Dakoda -- who shot an 82, eight shots higher than her Thursday score -- missed the cut by eight strokes.
Nobody minded, of course.
"I'm prouder today than I was yesterday that my daughter has the courage and strength to play with these LPGA professionals," Kelly Jo said. "And I feel great right now. I feel great. My dream came true out here. I saw my girl play with these amazing women. My dream came true."
The scene shortly after Dakoda tapped in for a double bogey on the 18th was one normally reserved for champions, and Ginn tournament officials felt the Dowd family certainly qualified as such. Knowing that Kelly Jo adored the large Chihuly glass bowl that'll be awarded to the winner on Sunday, a replica was made.
A scant few were in on the secret, which was kept from Kelly Jo and Dakoda -- both of whom gasped when the gift was unveiled.
"I didn't want it to be over," Dakoda said. "And it is. And with all the prayers and everything, me and my mom and my family are going to keep living. It's definitely touched us. Our family's so much stronger now."
The touching ceremony capped Dakoda's first LPGA Tour experience.

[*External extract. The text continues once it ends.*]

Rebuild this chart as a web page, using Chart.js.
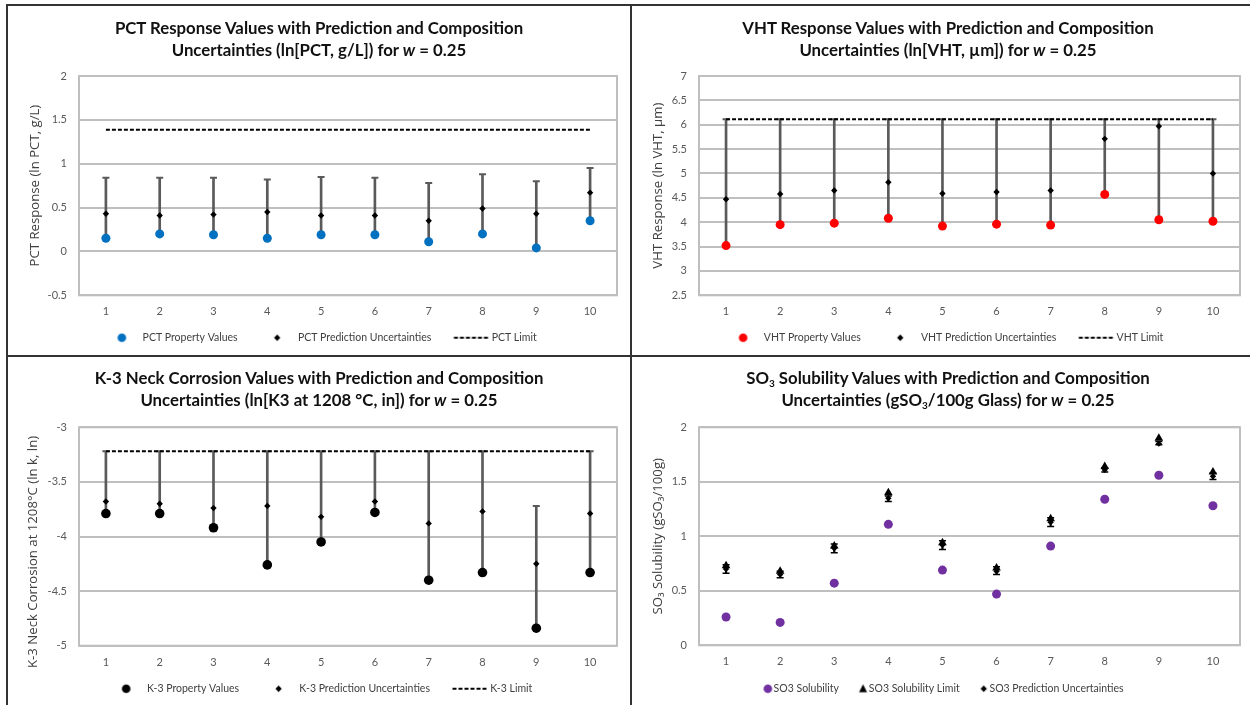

She was invited to play after event organizers learned that Kelly Jo -- who doctors say may only have months to live -- wanted to see her daughter play against the pros once in her lifetime. So Ginn organizers offered a sponsor's exemption, which eventually became a special exemption through the LPGA.
"She's a good player now, and she's going to be a really good player," said Kate Golden, who and Tracy Hanson were the pros in Dakoda's threesome. "I enjoyed it. She's a good kid. Her parents are great and it was a good experience. I'm so glad she was able to play."
Dakoda's gallery was the second-largest on the course Friday, an estimated 300 people. Tournament officials said only the superstar-laden trio of Annika Sorenstam, Cristie Kerr and Paula Creamer had more people following their round.
Dakoda hit a perfect drive to open her second round, straight down the middle and longer than her two pro playing partners. She opened with three straight pars -- prompting whispers among her supporters that maybe, just maybe, she could make the cut.
Wishful thinking. Too wishful, actually.
Dakoda made three straight bogeys on Nos. 4-6. Another bogey on the ninth pushed her to 6 over for the tournament -- two strokes off the eventual cut line, and she never flirted with it again.